Growth and Operations

8 smart financial steps to take for your business in Q1

Updated: January 11th, 2022

8 smart financial steps to take for your business in Q1

Finances are the foundation of a business. Smart financial practices give you a stable jumping off point for growth, while poor practices make it hard to build upward. As the calendar and fiscal years come to a close, it’s a good idea to get organized financially

By strengthening your business’s foundation, you can make positive changes across your operation. Think: reducing expenses, increasing profitability, and minimizing headaches. Here are eight important financial steps to take for your business in Q1:


1. Meet with your accountant

No matter how confident you are in your financial knowledge, it’s still valuable to have outside help. A business accountant can work with you to review your last year’s financial statements, identify problem areas, create a yearly budget, improve cash flow, and plan debt repayments. 

If you don’t have a business accountant yet, set aside some time to try and find one. You can research local accountants, ask your business bank of choice to pair you with one, or reach out to fellow business owners for recommendations. 

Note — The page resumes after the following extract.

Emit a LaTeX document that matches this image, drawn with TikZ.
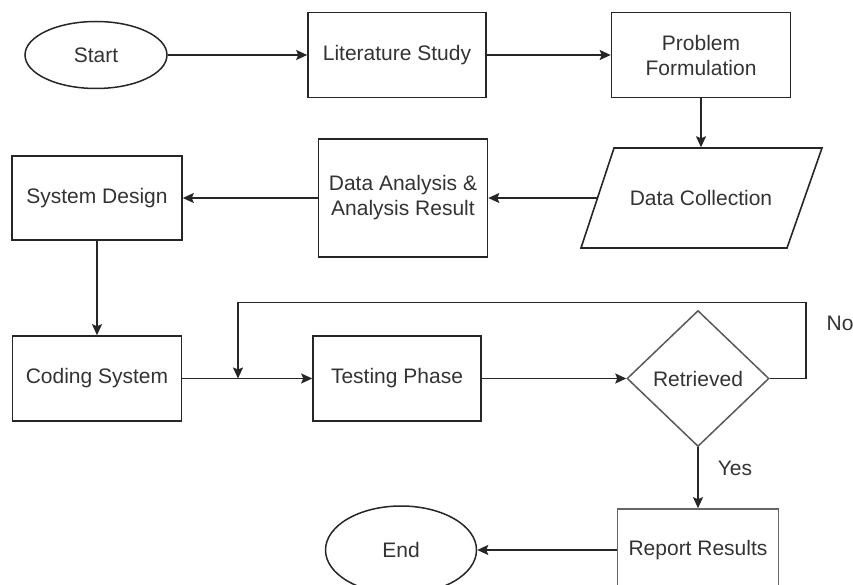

2. Start getting organized for tax season

The earlier and more thoroughly you prepare for tax season, the less likely you are to miss payment deadlines or make errors on your forms, potentially incurring penalties along the way. Plus, getting organized early on in Q1 can limit last-minute scrambling—and high stress—during March and April. Start by taking the following steps:  

  • Understand your business tax return and filing deadline: Review IRS business guidelines and check in with your accountant about which forms you have to file and when. 
  • Gather your financial statements and business paperwork: Make sure you have your employer identification number (EIN), previous year’s business tax return, balance sheet, income statement, yearly bank statements, yearly credit card statements, payroll records, and receipts for business expenses. 
  • Figure out your tax deductions: Comb through your bank statements and financial records (or pull from your software reports) to total up your business expenses and estimate your deductions. Then talk to your accountant about which business tax credits you might qualify for, and make sure you fill out the proper forms to apply. Think: small employer health insurance credit or the work opportunity tax credit.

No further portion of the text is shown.